— TASK TO CARRY OUT —
Without the pictures, extract every line from the start of the material to the line containing "from bokeh.resources import INLINE", both ends included.

— TASK INPUTS —
'''
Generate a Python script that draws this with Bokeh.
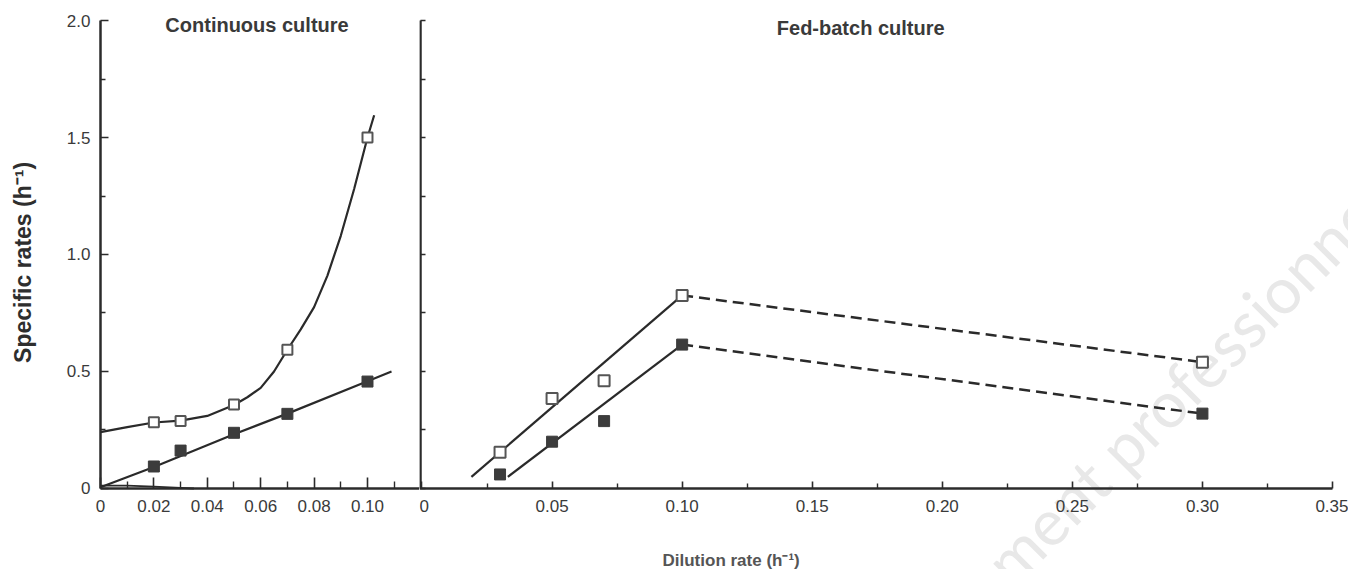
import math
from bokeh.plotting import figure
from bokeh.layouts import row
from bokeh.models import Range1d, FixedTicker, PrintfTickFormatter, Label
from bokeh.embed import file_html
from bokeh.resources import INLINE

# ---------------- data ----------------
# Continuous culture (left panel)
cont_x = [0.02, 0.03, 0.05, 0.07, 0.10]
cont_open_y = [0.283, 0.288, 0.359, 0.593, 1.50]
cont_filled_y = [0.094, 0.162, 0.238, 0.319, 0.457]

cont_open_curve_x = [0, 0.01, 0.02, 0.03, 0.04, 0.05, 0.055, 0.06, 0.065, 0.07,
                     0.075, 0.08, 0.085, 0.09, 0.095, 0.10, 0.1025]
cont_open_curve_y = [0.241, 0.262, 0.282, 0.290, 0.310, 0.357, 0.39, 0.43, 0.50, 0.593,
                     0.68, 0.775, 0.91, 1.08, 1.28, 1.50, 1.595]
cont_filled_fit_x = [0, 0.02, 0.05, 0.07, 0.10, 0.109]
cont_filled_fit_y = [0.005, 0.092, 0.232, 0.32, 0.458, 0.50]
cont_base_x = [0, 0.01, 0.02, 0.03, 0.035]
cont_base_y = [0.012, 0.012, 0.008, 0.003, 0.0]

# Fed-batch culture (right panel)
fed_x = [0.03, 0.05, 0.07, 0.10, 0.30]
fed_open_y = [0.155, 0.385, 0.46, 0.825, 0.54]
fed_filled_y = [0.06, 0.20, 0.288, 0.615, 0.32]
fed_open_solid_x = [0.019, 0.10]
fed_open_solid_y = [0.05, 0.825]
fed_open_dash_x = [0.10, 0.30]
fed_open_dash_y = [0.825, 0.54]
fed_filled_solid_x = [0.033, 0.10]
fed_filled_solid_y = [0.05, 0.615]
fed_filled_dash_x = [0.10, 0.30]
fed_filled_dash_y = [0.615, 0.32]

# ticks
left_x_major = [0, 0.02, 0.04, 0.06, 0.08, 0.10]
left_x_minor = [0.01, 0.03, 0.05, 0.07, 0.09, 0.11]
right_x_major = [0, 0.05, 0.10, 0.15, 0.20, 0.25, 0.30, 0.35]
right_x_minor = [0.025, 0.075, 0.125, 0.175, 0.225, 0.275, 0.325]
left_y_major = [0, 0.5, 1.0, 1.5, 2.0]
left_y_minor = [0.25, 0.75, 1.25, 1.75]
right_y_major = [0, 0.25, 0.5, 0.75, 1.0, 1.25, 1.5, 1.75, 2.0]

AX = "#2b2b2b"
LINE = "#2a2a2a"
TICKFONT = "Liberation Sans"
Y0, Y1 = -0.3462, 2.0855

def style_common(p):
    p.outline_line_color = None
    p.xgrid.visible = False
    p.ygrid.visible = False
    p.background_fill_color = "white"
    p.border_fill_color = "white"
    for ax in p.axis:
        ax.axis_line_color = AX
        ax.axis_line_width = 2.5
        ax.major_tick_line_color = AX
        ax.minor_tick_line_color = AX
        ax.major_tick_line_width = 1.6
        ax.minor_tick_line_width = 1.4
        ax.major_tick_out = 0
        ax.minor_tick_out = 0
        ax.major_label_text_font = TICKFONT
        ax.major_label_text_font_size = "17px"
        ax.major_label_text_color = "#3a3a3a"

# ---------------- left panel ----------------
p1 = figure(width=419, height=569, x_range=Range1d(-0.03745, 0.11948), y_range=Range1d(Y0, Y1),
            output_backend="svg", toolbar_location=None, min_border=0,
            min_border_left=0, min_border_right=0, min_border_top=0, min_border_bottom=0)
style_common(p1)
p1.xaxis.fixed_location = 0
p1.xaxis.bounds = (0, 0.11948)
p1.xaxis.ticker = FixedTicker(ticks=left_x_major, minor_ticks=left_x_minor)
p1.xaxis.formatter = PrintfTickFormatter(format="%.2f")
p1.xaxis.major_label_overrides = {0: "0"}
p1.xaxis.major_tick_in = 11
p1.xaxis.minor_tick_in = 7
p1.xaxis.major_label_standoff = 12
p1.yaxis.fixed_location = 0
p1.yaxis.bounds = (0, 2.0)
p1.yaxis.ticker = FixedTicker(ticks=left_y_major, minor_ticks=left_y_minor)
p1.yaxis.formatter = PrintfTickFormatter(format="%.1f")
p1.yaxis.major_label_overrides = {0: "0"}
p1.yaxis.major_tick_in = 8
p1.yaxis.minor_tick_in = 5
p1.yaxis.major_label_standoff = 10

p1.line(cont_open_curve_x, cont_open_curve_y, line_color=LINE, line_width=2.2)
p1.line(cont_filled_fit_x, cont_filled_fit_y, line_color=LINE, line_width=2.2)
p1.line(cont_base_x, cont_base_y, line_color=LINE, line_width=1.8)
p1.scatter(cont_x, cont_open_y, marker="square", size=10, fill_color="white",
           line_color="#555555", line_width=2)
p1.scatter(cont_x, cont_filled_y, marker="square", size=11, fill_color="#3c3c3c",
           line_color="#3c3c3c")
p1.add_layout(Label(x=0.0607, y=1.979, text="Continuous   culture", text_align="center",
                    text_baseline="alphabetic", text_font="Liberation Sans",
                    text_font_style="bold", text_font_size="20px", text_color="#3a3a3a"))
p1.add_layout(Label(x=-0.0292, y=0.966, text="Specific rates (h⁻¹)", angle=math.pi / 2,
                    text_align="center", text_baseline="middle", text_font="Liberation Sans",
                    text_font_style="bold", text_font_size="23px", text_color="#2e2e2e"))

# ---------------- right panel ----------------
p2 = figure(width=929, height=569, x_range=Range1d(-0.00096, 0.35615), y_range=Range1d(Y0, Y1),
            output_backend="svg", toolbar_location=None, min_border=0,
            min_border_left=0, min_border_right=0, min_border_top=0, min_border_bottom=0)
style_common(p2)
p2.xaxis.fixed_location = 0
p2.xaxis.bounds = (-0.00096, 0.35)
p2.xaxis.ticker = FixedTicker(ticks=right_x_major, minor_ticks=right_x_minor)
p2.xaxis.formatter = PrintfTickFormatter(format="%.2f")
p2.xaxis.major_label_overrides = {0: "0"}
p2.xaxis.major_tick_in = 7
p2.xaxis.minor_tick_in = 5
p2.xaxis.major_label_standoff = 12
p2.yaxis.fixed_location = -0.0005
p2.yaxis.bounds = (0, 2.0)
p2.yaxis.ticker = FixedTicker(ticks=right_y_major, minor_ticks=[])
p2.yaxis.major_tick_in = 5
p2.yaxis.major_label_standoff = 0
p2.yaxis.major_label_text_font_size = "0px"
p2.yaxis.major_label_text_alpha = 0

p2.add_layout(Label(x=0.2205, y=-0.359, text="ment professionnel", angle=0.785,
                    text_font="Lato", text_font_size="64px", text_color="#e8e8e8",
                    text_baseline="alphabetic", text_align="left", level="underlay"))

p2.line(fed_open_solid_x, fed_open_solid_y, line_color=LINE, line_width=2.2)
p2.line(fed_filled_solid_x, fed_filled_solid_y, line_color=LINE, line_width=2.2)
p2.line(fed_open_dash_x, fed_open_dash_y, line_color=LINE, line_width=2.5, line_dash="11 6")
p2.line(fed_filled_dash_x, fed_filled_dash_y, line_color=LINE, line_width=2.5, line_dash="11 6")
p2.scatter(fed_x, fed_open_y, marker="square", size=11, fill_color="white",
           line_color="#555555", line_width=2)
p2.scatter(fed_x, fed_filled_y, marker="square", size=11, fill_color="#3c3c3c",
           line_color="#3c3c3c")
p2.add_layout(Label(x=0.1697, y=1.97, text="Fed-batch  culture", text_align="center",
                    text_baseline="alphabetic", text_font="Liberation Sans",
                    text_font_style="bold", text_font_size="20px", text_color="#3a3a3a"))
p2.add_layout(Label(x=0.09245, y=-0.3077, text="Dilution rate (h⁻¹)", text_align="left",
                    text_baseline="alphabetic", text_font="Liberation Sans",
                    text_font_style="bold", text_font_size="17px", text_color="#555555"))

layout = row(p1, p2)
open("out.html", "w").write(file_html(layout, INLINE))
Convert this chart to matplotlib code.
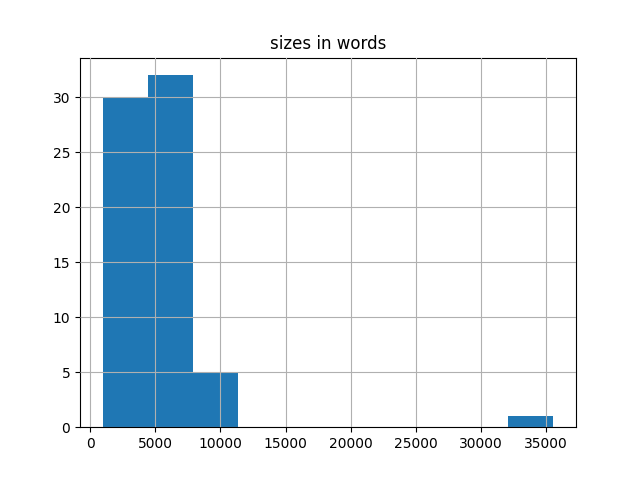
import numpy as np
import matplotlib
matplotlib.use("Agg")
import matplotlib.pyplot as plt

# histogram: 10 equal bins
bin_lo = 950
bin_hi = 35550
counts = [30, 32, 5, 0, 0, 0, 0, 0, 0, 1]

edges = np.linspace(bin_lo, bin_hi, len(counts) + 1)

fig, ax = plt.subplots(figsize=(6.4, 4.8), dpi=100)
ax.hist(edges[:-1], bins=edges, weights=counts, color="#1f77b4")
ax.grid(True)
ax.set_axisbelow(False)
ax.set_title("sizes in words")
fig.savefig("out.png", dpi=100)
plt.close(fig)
'''
— RESPONSE FOR THIS EXERCISE —
Generate a Python script that draws this with Bokeh.
import math
from bokeh.plotting import figure
from bokeh.layouts import row
from bokeh.models import Range1d, FixedTicker, PrintfTickFormatter, Label
from bokeh.embed import file_html
from bokeh.resources import INLINE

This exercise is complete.